I felt as if I was visiting a studio in Hong Kong making a 1930's movie.
It was a nice sunny and hot Thursday morning (after several days of rain)when I had a chance to revisit this old and abandoned primary school located in Ensurai the area our Foochow pioneers started their agricultural projects in 1901.
Since many of the Foochow settlers have moved to the town of Sibu the elders and community leaders thought that the Primary School should also be relocated in Sibu. Not too long ago the new Su Lai Primary School was established in Sibu.
Stepping into the lower floor with all the wooden floor having rotted away my mind was full of past images and noises...all of a sudden I could hear children's ghostly voices resounding upstairs. My imagination went on overdrive. I could even hear the voice of my relatives teaching Chinese lessons.
The name of the school continues to have permanence - etched deep into the concrete. When I was small the words looked extraordinarily big and the school seemed so big and beyond my reach. Later when I went to the Sibu Methodist Primary school I realised that the two school buildings were similar in design.
The stairs going upstairs used to resound with happy feet.
The Chinese four-word slogan.The moss greened walls are dappled with sun spots made by the sun shining through the cracks in the asbestos ceiling and the holes of the belian roof tiles.
When we were young we used to feel sad when visiting friends whose roof needed repair. We were used to stories about rain coming through holes in the roof and children and their mother had to use every container and aluminium buckets available to catch the rain water. You can imagine how one could pass the night if the bed was wet . And there was even a story of a poor widow who had to marry another time so that her little hut could be repaired at the encouragement of her neighbours who pitied her situation. It was a story in which a poor woman had to exchange her body for a roof over her children's head.

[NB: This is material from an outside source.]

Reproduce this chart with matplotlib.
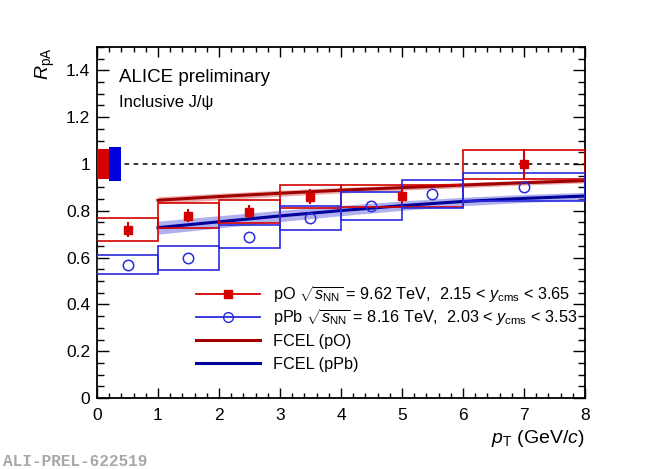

The jungle will soon creep into the building and colonise the whole block.
Windows are old and rotting away. Cracks on the wall are appearing and the white wash has turned brown. Everything seems so cold and decaying except for the sunbeams which penetrate the room casting shadows every where.
The bamboo which used to to so dainty and pretty are now old stumps covered with moulds and moss.
P/s Thanks to Wong Meng Lei (Rajang Basin) for arranging this one day trip to the East Bank of the Rajang River. He took time to drive us along the small roads (Lau Kah Tii Road and Chew Kung Road) and then we "fell into the kuali" of a church man who gave a treat at Tang Kee in Engkilo. Thanks for the wonderful organic lunch!